Only One in 20 Households Receiving Benefit Of Cable Law

By Linda Haugsted -- Multichannel News, 1/29/2008 8:28:00 AM

One year after the passage of a law designed to ease the entry into the cable market of competitive providers in Michigan, only 110 of 2,000 communities in the state have a choice of cable providers, according to a study by the law firm Howard & Howard, which counsels municipal governments.

That translates to about one in 20 households receiving the benefit of Public Law 480, which replaced community-by-community cable regulation with a single state point-of-contact. The law was passed at the urging of AT&T Inc., which said the traditional franchising scheme was a barrier to quick entry to the market.
"AT&T has received video franchises in some of the larger communities in our state," said attorney Jon Kreucher commented, "but in many of those communities, the pace of AT&T's buildout appears to be moving rather slowly. That means that the vast majority of our state's residents will probably be waiting for cable competition for a very long time."

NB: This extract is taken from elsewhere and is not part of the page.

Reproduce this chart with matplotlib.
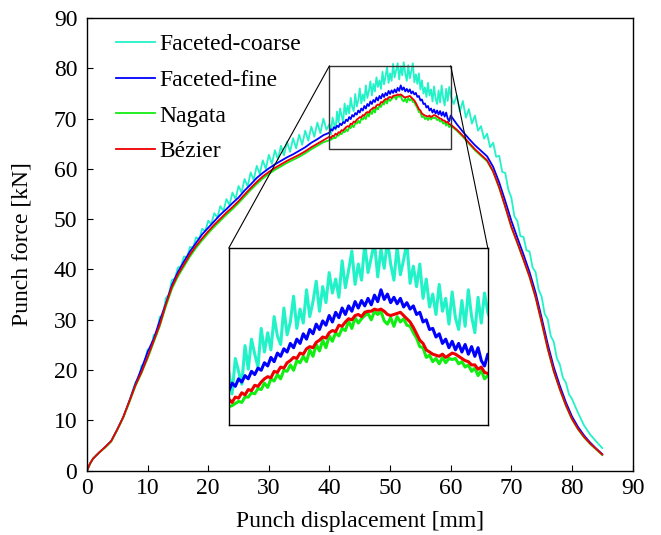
import numpy as np
import matplotlib
matplotlib.use('Agg')
import matplotlib.pyplot as plt
from matplotlib.patches import Rectangle, ConnectionPatch

plt.rcParams['font.family'] = ['Liberation Serif', 'DejaVu Serif']

# Displacement samples: coarse outside the zoom window, fine inside it
x_left = np.r_[0, 0.5, np.arange(1, 40)]
x_zoom = np.arange(40, 60.001, 0.25)
x_right = np.arange(61, 86)
xc_left = np.r_[0, 0.5, np.arange(1, 9), np.arange(8.5, 40, 0.5)]
xc_right = np.r_[np.arange(60.5, 80.001, 0.5), np.arange(81, 86)]

# Faceted-coarse
coarse_left = [0.0, 1.4, 2.4, 3.6, 4.7, 5.9, 8.2, 10.7, 13.9, 17.6,
               18.2, 20.9, 21.3, 24.1, 24.0, 27.0, 27.1, 30.6, 30.8, 34.3,
               35.0, 37.9, 38.2, 40.4, 40.6, 42.6, 42.4, 44.5, 44.3, 46.4,
               46.0, 48.1, 47.6, 49.7, 49.0, 51.2, 50.3, 52.6, 51.6, 54.0,
               52.8, 55.3, 54.0, 56.6, 55.3, 58.0, 56.5, 59.3, 57.8, 60.6,
               59.0, 61.7, 60.0, 62.8, 61.0, 63.7, 61.9, 64.6, 62.7, 65.4,
               63.4, 66.1, 64.1, 66.8, 64.8, 67.6, 65.6, 68.4, 66.4, 69.2,
               67.1, 70.0, 67.8]
coarse_zoom = [68.9, 66.9, 70.2, 69.0, 67.8, 71.4, 69.2, 72.0, 70.6, 69.4,
               73.0, 70.8, 72.6, 71.0, 74.1, 72.3, 71.5, 74.9, 72.4, 73.6,
               76.0, 73.0, 74.8, 73.5, 76.6, 74.1, 75.5, 77.4, 74.6, 76.9,
               75.4, 78.2, 76.3, 77.6, 75.9, 79.3, 76.8, 78.4, 80.2, 77.1,
               79.0, 77.5, 80.9, 78.2, 79.6, 81.0, 77.8, 80.4, 78.6, 81.2,
               79.0, 77.5, 80.6, 78.0, 79.4, 81.0, 77.2, 78.8, 76.9, 79.0,
               75.8, 77.6, 75.0, 76.2, 74.3, 77.1, 74.6, 75.8, 73.4, 76.4,
               74.0, 72.9, 75.6, 73.2, 76.6, 74.1, 72.6, 75.9, 73.5, 76.3,
               74.5]
coarse_right = [72.9, 74.6, 71.4, 73.5, 70.2, 71.9, 69.0, 70.6, 67.6, 68.5,
                66.0, 67.0, 64.3, 65.2, 62.4, 62.6, 59.4, 59.2, 55.9, 54.3,
                50.6, 49.6, 46.6, 46.5, 43.8, 43.6, 40.4, 39.5, 36.0, 34.6,
                31.2, 30.1, 26.8, 25.6, 22.4, 21.1, 18.5, 17.5, 15.2, 14.3,
                11.5, 9.0, 7.2, 5.8, 4.5]

# Faceted-fine
fine_left = [0.0, 1.4, 2.4, 3.6, 4.7, 5.9, 8.2, 10.7, 13.9, 17.3,
             20.3, 23.6, 26.2, 29.8, 33.2, 36.9, 39.5, 41.6, 43.6, 45.3,
             47.0, 48.3, 49.6, 50.9, 52.0, 53.2, 54.3, 55.7, 56.9, 58.2,
             59.2, 60.1, 60.9, 61.6, 62.3, 62.9, 63.6, 64.3, 65.2, 65.9,
             66.7]
fine_zoom = [67.2, 67.9, 67.6, 68.3, 68.0, 68.6, 68.3, 69.0, 68.7, 69.3,
             69.1, 69.8, 69.5, 70.3, 69.9, 70.7, 70.4, 71.1, 70.8, 71.6,
             71.2, 72.0, 71.6, 72.5, 72.0, 72.9, 72.5, 73.4, 72.9, 73.7,
             73.3, 74.2, 73.6, 74.5, 74.0, 74.9, 74.3, 75.1, 74.6, 75.5,
             74.9, 75.6, 75.1, 75.8, 75.2, 76.1, 75.5, 76.6, 75.7, 76.2,
             75.4, 75.9, 75.3, 75.8, 75.0, 75.4, 74.8, 75.1, 74.3, 74.5,
             73.6, 73.8, 72.9, 73.0, 72.2, 72.5, 71.6, 72.0, 71.2, 71.8,
             71.0, 71.6, 70.8, 71.5, 70.6, 71.3, 70.4, 71.2, 70.0, 69.5,
             70.6]
fine_right = [68.9, 67.4, 66.0, 64.7, 63.6, 62.5, 60.4, 57.3, 53.6, 49.7,
              46.3, 43.0, 39.5, 35.4, 30.4, 25.2, 20.6, 16.9, 13.6, 10.8,
              8.7, 7.0, 5.6, 4.4, 3.3]

# Nagata
nagata_left = [0.0, 1.4, 2.4, 3.6, 4.6, 5.8, 8.1, 10.6, 13.6, 16.8,
               19.4, 22.3, 25.5, 28.7, 32.6, 36.1, 38.6, 40.6, 42.6, 44.3,
               45.8, 47.2, 48.5, 49.7, 50.9, 52.0, 53.2, 54.5, 55.8, 57.0,
               58.1, 59.0, 59.8, 60.5, 61.2, 61.8, 62.4, 63.1, 63.9, 64.6,
               65.3]
nagata_zoom = [65.7, 65.8, 66.0, 66.2, 66.1, 66.6, 66.6, 67.0, 66.9, 67.4,
               67.3, 67.9, 67.5, 68.3, 68.1, 68.7, 68.3, 69.1, 69.0, 69.6,
               69.1, 70.0, 69.8, 70.4, 69.9, 71.0, 70.4, 71.5, 70.9, 71.9,
               71.2, 72.3, 71.8, 72.6, 72.3, 73.0, 72.8, 73.7, 73.0, 74.0,
               73.5, 73.9, 74.2, 74.4, 73.8, 74.6, 74.3, 74.6, 73.7, 73.4,
               74.0, 73.2, 74.1, 73.6, 73.9, 73.3, 73.2, 72.6, 72.1, 71.3,
               71.2, 70.3, 70.5, 69.9, 70.2, 69.7, 70.3, 69.8, 70.2, 70.1,
               70.2, 69.7, 69.9, 69.4, 69.6, 69.0, 69.3, 68.6, 69.1, 68.3,
               68.6]
nagata_right = [67.6, 66.4, 65.0, 63.7, 62.6, 61.5, 59.4, 56.2, 52.4, 48.4,
                45.2, 41.9, 38.5, 34.4, 29.4, 24.2, 19.7, 16.1, 12.9, 10.2,
                8.2, 6.6, 5.3, 4.2, 3.1]

# Bezier
bezier_left = [0.0, 1.4, 2.4, 3.6, 4.7, 5.9, 8.2, 10.7, 13.8, 17.0,
               19.6, 22.6, 25.8, 29.0, 33.0, 36.5, 39.0, 41.0, 43.0, 44.7,
               46.2, 47.6, 48.9, 50.1, 51.3, 52.4, 53.6, 54.9, 56.2, 57.4,
               58.5, 59.4, 60.2, 60.9, 61.6, 62.2, 62.8, 63.5, 64.3, 65.0,
               65.7]
bezier_zoom = [66.4, 66.1, 66.6, 66.5, 67.0, 66.8, 67.3, 67.2, 67.7, 67.6,
               68.0, 68.3, 68.5, 68.4, 69.0, 68.9, 69.4, 69.3, 69.8, 70.0,
               70.3, 70.2, 70.7, 70.6, 71.1, 71.3, 71.2, 71.7, 71.9, 72.2,
               72.1, 72.6, 72.8, 72.7, 73.3, 73.2, 73.6, 73.9, 73.8, 74.2,
               74.3, 74.1, 74.5, 74.6, 74.6, 74.8, 74.7, 74.8, 74.6, 74.3,
               74.2, 74.3, 74.4, 74.5, 74.2, 73.9, 73.6, 73.1, 72.5, 71.9,
               71.6, 71.0, 70.8, 70.6, 70.5, 70.4, 70.6, 70.3, 70.5, 70.7,
               70.6, 70.4, 70.2, 70.0, 69.9, 69.6, 69.6, 69.2, 69.4, 68.9,
               68.8]
bezier_right = [67.8, 66.6, 65.2, 63.9, 62.8, 61.7, 59.5, 56.3, 52.5, 48.5,
                45.3, 42.0, 38.6, 34.5, 29.5, 24.3, 19.8, 16.2, 13.0, 10.3,
                8.3, 6.7, 5.4, 4.3, 3.2]

labels = ['Faceted-coarse', 'Faceted-fine', 'Nagata', 'Bézier']
colors = ['#22F2C8', '#0000FF', '#11EE11', '#EE0000']

x_all = np.r_[x_left, x_zoom, x_right]
xc_all = np.r_[xc_left, x_zoom, xc_right]
series = [
    (xc_all, coarse_left + coarse_zoom + coarse_right),
    (x_all, fine_left + fine_zoom + fine_right),
    (x_all, nagata_left + nagata_zoom + nagata_right),
    (x_all, bezier_left + bezier_zoom + bezier_right),
]

zoom_x = (40, 60)
zoom_y = (64, 80.5)

fig = plt.figure(figsize=(6.61, 5.35), dpi=100)
ax = fig.add_axes([0.1316, 0.1202, 0.8254, 0.8462])

for (xs, ys), lab, c in zip(series, labels, colors):
    ax.plot(xs, ys, color=c, lw=1.3, label=lab)

ax.set_xlim(0, 90)
ax.set_ylim(0, 90)
ax.set_xticks(np.arange(0, 91, 10))
ax.set_yticks(np.arange(0, 91, 10))
ax.tick_params(direction='in', length=4, labelsize=17, top=False, right=False)
ax.tick_params(axis='x', pad=5)
ax.tick_params(axis='y', pad=7)
for s in ax.spines.values():
    s.set_linewidth(1.0)
ax.set_xlabel('Punch displacement [mm]', fontsize=17, labelpad=9)
ax.set_ylabel('Punch force [kN]', fontsize=17, labelpad=15)

ax.legend(loc='upper left', frameon=False, fontsize=17, handlelength=1.65,
          handletextpad=0.18, labelspacing=0.6, borderaxespad=0.0,
          bbox_to_anchor=(0.036, 0.986))

# zoomed inset
axin = ax.inset_axes([0.260, 0.101, 0.4746, 0.391])
for (xs, ys), c in zip(series, colors):
    axin.plot(xs, ys, color=c, lw=2.2)
axin.set_xlim(*zoom_x)
axin.set_ylim(*zoom_y)
axin.set_xticks([])
axin.set_yticks([])
for s in axin.spines.values():
    s.set_linewidth(1.0)

ax.add_patch(Rectangle((zoom_x[0], zoom_y[0]), zoom_x[1] - zoom_x[0],
                       zoom_y[1] - zoom_y[0], fill=False, ec='#333333', lw=1.0, zorder=5))
for xa, xb in [(zoom_x[0], 0), (zoom_x[1], 1)]:
    con = ConnectionPatch(xyA=(xa, zoom_y[1]), coordsA=ax.transData,
                          xyB=(xb, 1), coordsB=axin.transAxes,
                          color='black', lw=0.8)
    fig.add_artist(con)

fig.savefig('out.png', dpi=100)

The report, released today, gave no love to incumbent operators, either, noting the state's major operators, Comcast and Charter, scored poorly on the annual American Consumer Satisfaction Index. 

"Unfortunately, cable companies scored the triple-play last year: Very poor levels of new competition, exceptionally bad levels of customer service, and prices that often increased ten times faster than the national consumer price index for other forms of recreation," Kreucher said. In many parts of southeast Michigan, Comcast's prices for the lowest level of cable service rose between 25% -- 50%, while the CPI for recreation logged an increased of just .8% during the same period.

"Given the very low levels of wireline competition in the state, the decline in customer service, and rapidly increasing cable prices, we have to rate the current situation in cable service as 'very poor,'" Kreucher concluded.